Religious iconography is as thick on the colectivo creaking down the lime white path through the jungle as the smell of sweat and hair grease. The chrome ceiling claims the risen Lord is a perpetual passenger and seven rosaries bounce along with 14 aging breasts as the bus jolts over roots and rocks. The young man hanging out the door to high five the foliage wears a shirt that superimposes wings on his shoulder blades, and a girl I take to be his sister is listening to praise music of some stripe on her pristine, pink walkman.
Given the ethereal transport, it seems only logical that Uaxactun -- pronounced like D.C. but with a lazy tongue -- should emerge from the forest as a heavenly vision. It has the good grace to do precisely that.
On the evening I arrive, the airstrip that serves as both the town green and the part between the two hairy hills on which the town's hundred or so homes perch, is full of boys playing soccer and girls chasing baby birds. The town's poverty is both instantly obvious and fleetingly appealing when illuminated by the soft glow of a forest fringed sun. The light plays so fetchingly off the leathered wrinkles and sinewy muscle of the men drinking homebrew shirtless on a bench that it is easy to forget that their bulk is hard won and that they're younger than they appear.
Though I told the manager of Aldana's, where I would stay in a tool shed glorified by a wooden cot and lit by a candle purchased separately, that I had come to see the ruins as we conversed on the bus, I was certainly lying. I had decided to come here despite the inconvenience to see the town itself, which may be the closest modern approximation to a Maya city: Commoners' thatched-roof homes still sit in the shadow of temples here very much as John Smith Maya's home used to sit beneath the great temples of Tikal, now given over day-trippers.
As I emerge from the bus, a toddler holding a tin cup nods towards me in exactly the way one might expect a penguin to nod to a ostrich, accepting at once my existence and its complete irrelevance. This is not a tourist town. In fact, I find the ruins, a ring of two story temples, hard to find for a lack of signage. I visit them because they're there and scamper back towards town as the thick air begins to turn grey and misty.
I'm struck by the fact the town's 963 citizens -- the number is freshly scrawled on a sign -- don't look particularly Maya. They're phenotypically Guatemalan: Only a few hook noses and high foreheads are on display though their shortness does indicate their history.
As evening rolls toward night, the lights go out and an explosion sends children scampering home toward their smoky backyards. Freelance mutts take to the streets, their bat's wing ears fluttering then pausing to determine whether motors belong to bikes or generators.
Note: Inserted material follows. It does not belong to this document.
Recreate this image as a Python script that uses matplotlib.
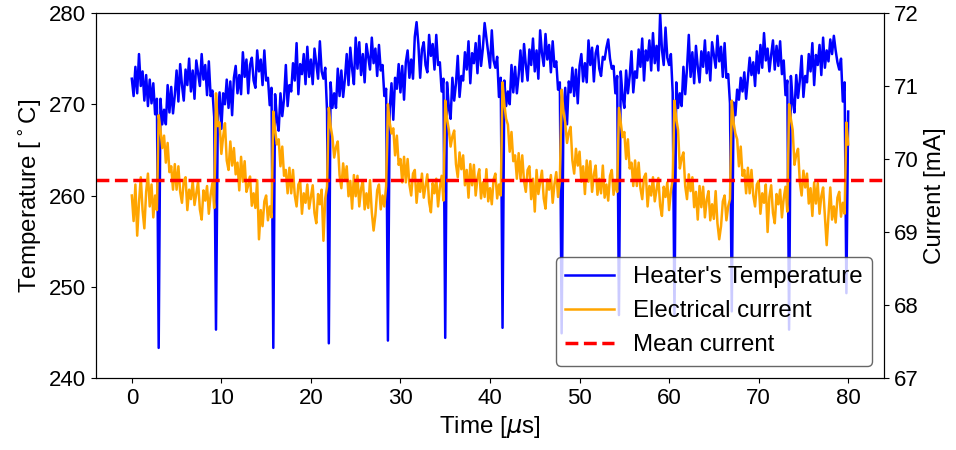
"""Heater temperature and electrical current versus time (twin y axes)."""

import numpy as np
import matplotlib

matplotlib.use("Agg")
import matplotlib.pyplot as plt

plt.rcParams["font.family"] = ["Liberation Sans", "DejaVu Sans"]

# Sampling step of the traces, in microseconds
dt_us = 0.2

# Heater temperature [degC], one value every 0.2 us from t = 0
temperature = [
    # 0.0 - 3.0 us
    272.8, 270.9, 274.1, 271.2, 275.5, 272.0, 273.6, 270.4, 273.2, 269.8,
    272.7, 270.1, 272.3, 268.9, 270.6, 243.3,
    # period 1
    270.6, 267.8, 269.4, 267.8, 272.1, 269.1, 271.9, 269.0, 271.0, 273.7,
    270.3, 274.4, 272.1, 270.4, 273.8, 272.1, 275.0, 271.4, 273.7, 270.6,
    274.8, 273.4, 272.0, 275.5, 272.7, 274.3, 271.0, 274.7, 270.9, 271.5,
    268.6, 245.3,
    # period 2
    268.5, 271.3, 267.3, 271.2, 270.0, 272.7, 269.6, 272.5, 268.8, 272.9,
    274.2, 271.2, 273.2, 271.1, 275.7, 273.0, 274.9, 271.2, 274.3, 275.1,
    272.6, 271.8, 275.9, 273.6, 274.9, 272.1, 275.9, 272.6, 272.9, 269.9,
    271.8, 243.3,
    # period 3
    271.1, 268.4, 267.1, 271.2, 268.7, 270.6, 274.3, 269.8, 272.1, 271.4,
    274.5, 272.6, 276.7, 271.1, 274.4, 273.3, 275.5, 272.2, 276.3, 273.0,
    274.9, 272.2, 276.1, 274.5, 272.8, 276.9, 273.6, 272.8, 274.0, 269.3,
    243.8,
    # period 4
    272.4, 269.6, 271.2, 269.6, 273.9, 270.9, 273.7, 270.8, 272.8, 275.5,
    272.1, 276.2, 273.9, 272.2, 277.3, 273.9, 276.8, 273.2, 275.5, 272.4,
    276.6, 275.2, 273.8, 277.3, 274.5, 276.1, 273.1, 276.5, 273.7, 274.3,
    270.9, 271.7, 244.1,
    # period 5
    269.5, 272.3, 268.3, 272.9, 271.7, 274.4, 271.3, 274.2, 270.5, 274.6,
    275.9, 272.9, 274.9, 272.8, 277.4, 279.0, 276.6, 272.9, 276.0, 276.8,
    274.3, 273.5, 277.6, 275.3, 276.6, 273.8, 277.6, 274.3, 274.6, 271.4,
    272.8, 244.4,
    # period 6
    272.4, 269.7, 268.4, 272.9, 270.4, 272.3, 275.3, 270.8, 273.1, 272.6,
    275.7, 273.8, 276.9, 272.3, 275.6, 274.5, 276.7, 273.4, 277.5, 274.2,
    276.1, 278.9, 277.3, 275.7, 274.0, 278.1, 274.8, 274.0, 275.2, 270.8,
    272.9, 245.5,
    # period 7
    272.6, 269.8, 271.4, 270.0, 274.3, 271.3, 274.1, 271.2, 273.2, 275.9,
    272.5, 276.6, 274.3, 272.6, 276.0, 274.3, 277.2, 273.6, 275.9, 272.8,
    278.1, 275.6, 274.2, 277.7, 274.9, 276.5, 273.5, 276.9, 274.1, 274.7,
    271.6, 272.4, 244.9,
    # period 8
    269.0, 271.8, 267.8, 272.5, 271.3, 274.0, 270.9, 273.8, 270.1, 274.2,
    275.5, 272.5, 274.5, 272.4, 277.0, 274.3, 276.2, 272.5, 275.6, 276.4,
    273.9, 273.1, 275.2, 274.9, 276.2, 277.1, 275.0, 273.9, 274.2, 271.2,
    273.1, 246.9,
    # period 9
    273.6, 270.9, 269.6, 273.7, 271.2, 273.1, 275.8, 271.3, 273.6, 272.9,
    276.0, 274.1, 277.2, 272.6, 275.9, 274.8, 277.0, 273.7, 277.8, 274.5,
    276.4, 273.7, 279.9, 276.0, 274.3, 278.4, 275.1, 274.3, 275.5, 271.3,
    246.8,
    # period 10
    272.4, 269.6, 271.2, 269.8, 274.1, 271.1, 273.9, 277.6, 273.0, 275.7,
    272.3, 276.4, 274.1, 272.4, 275.8, 274.1, 277.0, 273.4, 275.7, 272.6,
    276.8, 275.4, 274.0, 277.5, 274.7, 276.3, 273.0, 276.7, 272.9, 273.3,
    270.1, 247.3,
    # period 11
    270.2, 268.8, 271.6, 270.5, 272.9, 271.4, 273.5, 270.6, 272.8, 275.1,
    273.2, 274.6, 272.0, 275.8, 273.4, 276.5, 274.0, 277.8, 274.8, 276.1,
    273.6, 275.4, 277.0, 273.8, 276.4, 274.2, 276.9, 273.3, 274.8, 271.0,
    272.6, 245.3,
    # period 12
    273.1, 270.4, 269.1, 273.2, 270.7, 272.6, 275.3, 270.8, 273.1, 272.4,
    275.5, 273.6, 276.7, 272.1, 275.4, 274.3, 276.5, 273.2, 277.3, 274.0,
    275.9, 274.7, 277.1, 275.5, 277.5, 275.9, 274.6, 273.8, 275.0, 270.3,
    272.4, 249.3, 269.2,
]

# Electrical current [mA], same sampling
current = [
    # 0.0 - 3.0 us
    69.5, 69.15, 69.65, 68.95, 69.4, 69.75, 69.3, 69.05, 69.55, 69.8,
    69.35, 69.65, 69.2, 69.5, 69.3, 70.6,
    # period 1
    70.4, 70.15, 70.32, 69.95, 70.22, 69.82, 69.9, 69.58, 69.93, 69.58,
    69.9, 69.55, 69.4, 69.7, 69.75, 69.3, 69.58, 69.45, 69.7, 69.37,
    69.53, 69.69, 69.31, 69.17, 69.57, 69.43, 69.63, 69.25, 69.51, 69.67,
    69.33, 70.9,
    # period 2
    70.45, 70.5, 70.07, 70.31, 70.49, 69.98, 69.85, 70.24, 69.91, 70.15,
    69.79, 69.95, 69.57, 70.03, 69.69, 69.97, 69.55, 69.64, 69.76, 69.36,
    69.53, 69.33, 69.71, 68.9, 69.3, 69.08, 69.42, 69.5, 69.16, 69.35,
    69.2, 70.65,
    # period 3
    70.4, 70.2, 70.27, 69.9, 70.17, 69.77, 69.85, 69.53, 69.88, 69.53,
    69.85, 69.5, 69.35, 69.65, 69.7, 69.25, 69.53, 69.4, 69.65, 69.32,
    69.48, 69.64, 69.26, 69.12, 69.52, 69.38, 69.58, 68.88, 69.46, 69.62,
    70.7,
    # period 4
    70.45, 70.3, 70.02, 70.16, 70.24, 69.78, 69.6, 69.94, 69.71, 69.9,
    69.49, 69.7, 69.32, 69.78, 69.49, 69.77, 69.35, 69.59, 69.71, 69.31,
    69.53, 69.33, 69.71, 69.27, 69.02, 69.23, 69.57, 69.65, 69.31, 69.5,
    69.35, 69.63, 70.75,
    # period 5
    70.5, 70.35, 70.42, 70.05, 70.32, 69.92, 70.0, 69.68, 70.03, 69.68,
    70.0, 69.65, 69.5, 69.8, 69.85, 69.4, 69.68, 69.55, 69.8, 69.47,
    69.63, 69.79, 69.41, 69.27, 69.67, 69.53, 69.73, 69.35, 69.61, 69.77,
    69.43, 70.8,
    # period 6
    70.55, 70.4, 70.17, 70.31, 70.39, 69.93, 69.75, 70.09, 69.86, 70.05,
    69.64, 69.85, 69.47, 69.93, 69.64, 69.92, 69.5, 69.74, 69.86, 69.46,
    69.68, 69.48, 69.86, 69.42, 69.6, 69.38, 69.72, 69.8, 69.46, 69.65,
    69.5, 71.05,
    # period 7
    70.75, 70.55, 70.47, 70.1, 70.37, 69.97, 70.05, 69.73, 70.08, 69.73,
    70.05, 69.7, 69.55, 69.85, 69.9, 69.45, 69.73, 69.28, 69.85, 69.52,
    69.68, 69.84, 69.46, 69.32, 69.72, 69.58, 69.78, 69.4, 69.66, 69.82,
    69.48, 69.7, 70.95,
    # period 8
    70.65, 70.5, 70.22, 70.36, 70.44, 69.98, 69.8, 70.14, 69.91, 70.1,
    69.69, 69.9, 69.52, 69.98, 69.69, 69.97, 69.55, 69.79, 69.91, 69.51,
    69.73, 69.53, 69.91, 69.47, 69.65, 69.43, 69.77, 69.85, 69.51, 69.7,
    69.55, 70.7,
    # period 9
    70.5, 70.3, 70.37, 70.0, 70.27, 69.87, 69.95, 69.63, 69.98, 69.63,
    69.95, 69.6, 69.45, 69.75, 69.8, 69.35, 69.63, 69.5, 69.75, 69.42,
    69.58, 69.74, 69.36, 69.22, 69.62, 69.48, 69.68, 69.3, 69.56, 69.72,
    70.8,
    # period 10
    70.55, 70.4, 69.87, 70.01, 70.09, 69.63, 69.45, 69.79, 69.56, 69.75,
    69.34, 69.55, 69.17, 69.63, 69.34, 69.62, 69.2, 69.44, 69.56, 69.16,
    69.38, 69.18, 69.56, 69.12, 68.9, 69.08, 69.42, 69.5, 69.16, 69.35,
    69.45, 70.8,
    # period 11
    70.5, 70.35, 70.27, 69.9, 70.17, 69.77, 69.85, 69.53, 69.88, 69.53,
    69.85, 69.5, 69.35, 69.65, 69.7, 69.25, 69.53, 69.4, 69.65, 69.0,
    69.48, 69.64, 69.26, 69.12, 69.52, 69.38, 69.58, 69.2, 69.46, 69.62,
    69.28, 70.75,
    # period 12
    70.55, 70.4, 69.92, 70.06, 70.14, 69.68, 69.5, 69.84, 69.61, 69.8,
    69.39, 69.6, 69.22, 69.68, 69.39, 69.67, 69.25, 69.49, 69.61, 69.21,
    68.82, 69.23, 69.61, 69.17, 69.35, 69.13, 69.47, 69.55, 69.21, 69.4,
    69.25, 70.5, 70.2,
]

# Mean of the current trace as drawn in the figure [mA]
mean_current = 69.71

x_ticks = [0, 10, 20, 30, 40, 50, 60, 70, 80]

time_T = np.arange(len(temperature)) * dt_us
time_I = np.arange(len(current)) * dt_us

fig = plt.figure(figsize=(9.56, 4.5), dpi=100)
fig.subplots_adjust(left=96 / 956, right=884 / 956, top=1 - 13 / 450, bottom=1 - 378 / 450)
ax = fig.add_subplot(111)
ax2 = ax.twinx()

l1, = ax.plot(time_T, temperature, color="blue", lw=1.8, label="Heater's Temperature")
l2, = ax2.plot(time_I, current, color="orange", lw=1.8, label="Electrical current")
l3 = ax2.axhline(mean_current, color="red", ls="--", lw=2.5, label="Mean current")

ax.set_ylim(240, 280)
ax2.set_ylim(67, 72)
ax.set_xticks(x_ticks)
ax.set_yticks([240, 250, 260, 270, 280])
ax2.set_yticks([67, 68, 69, 70, 71, 72])

ax.tick_params(labelsize=16)
ax2.tick_params(labelsize=16)
ax.set_xlabel(r"Time [$\mu$s]", fontsize=17.4)
ax.set_ylabel(r"Temperature [$^\circ$C]", fontsize=17.4)
ax2.set_ylabel("Current [mA]", fontsize=17.4)

leg = ax2.legend(handles=[l1, l2, l3], loc="lower right", fontsize=17.3)
leg.get_frame().set_edgecolor("0.25")

fig.savefig("out.png", dpi=100)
Uaxactun owes its existence to the chicle boom of the 1940s, when the Wrigleys of the world descended on this part of Guatemala in search of the rubbery sap oozing from trees deep in the forest. The airstrip at the heart of town was used to fly out the harvests of the Chicleros, some of whom still wander the forest for months at a time tapping trees.
The Chicleros and their children know this forest well because it has been theirs for countless generations. The Maya biosphere, which is so impossible to penetrate that rumors of massive illegal logging camps and black market towns circulate, is very lightly dusted with settlements and governed extralegally by its Maya inhabitants. The automatic rifle-toting officers that line the roads north from the Belize border crossing past placid Lake Peten are nowhere to be found this far into the forest.
But the anarchy here is of the summer evening variety. Children toss embers with flat boards and adolescents hot dog on souped-down motorbikes. Nothing terribly sinister seems to be afoot as the Milky Way begins to emerge from the dark blue sky. In towns as small as this, the law becomes a matter of your mother's friend's neighbor's judgment.
I wander toward the general store, which is operated by a woman who handles a flashlight with the proficiency of a Broadway lighting tech, and buy a bottle of water. A pair of young boys on bikes sneak up behind me and suddenly ring their bells, making me jump.
"Hola," they yell as they adios around a corner.
If the Maya once confused white conquistadors for Gods, they seem unlikely to make the mistake again. In fact, there is a sort of defensive solipsism that seems to have taken hold of the town. Inside the barn-like Catholic church, the altar is decorated with colorful, unrecognizable idols. The tiny local restaurant has a sign asking customers to call the owner if they'd like a meal. No number is given.
The intimacy of the town is relatable, but it is also proof of the Maya culture's permanent change. The boundless ambition on display at the ruined cities all over Central America, cities connected by massive infrastructure, is completely unmatched in Uaxactan. Vodka bottles litter the archeological preserve's plaza, which sits a few hundred yards into the forest beyond the chicken-wired edge of the town proper. The young warrior etched into a stella discovered here -- his headdress paying tribute to his own people's gods -- bears little resemblance to the boys watching television through the window of nearby bar.
Perched at the edge of the wild, these modern Maya have become anything but. Still, after disease, war and recent political unrest, their equanimity may be a blessing all its own.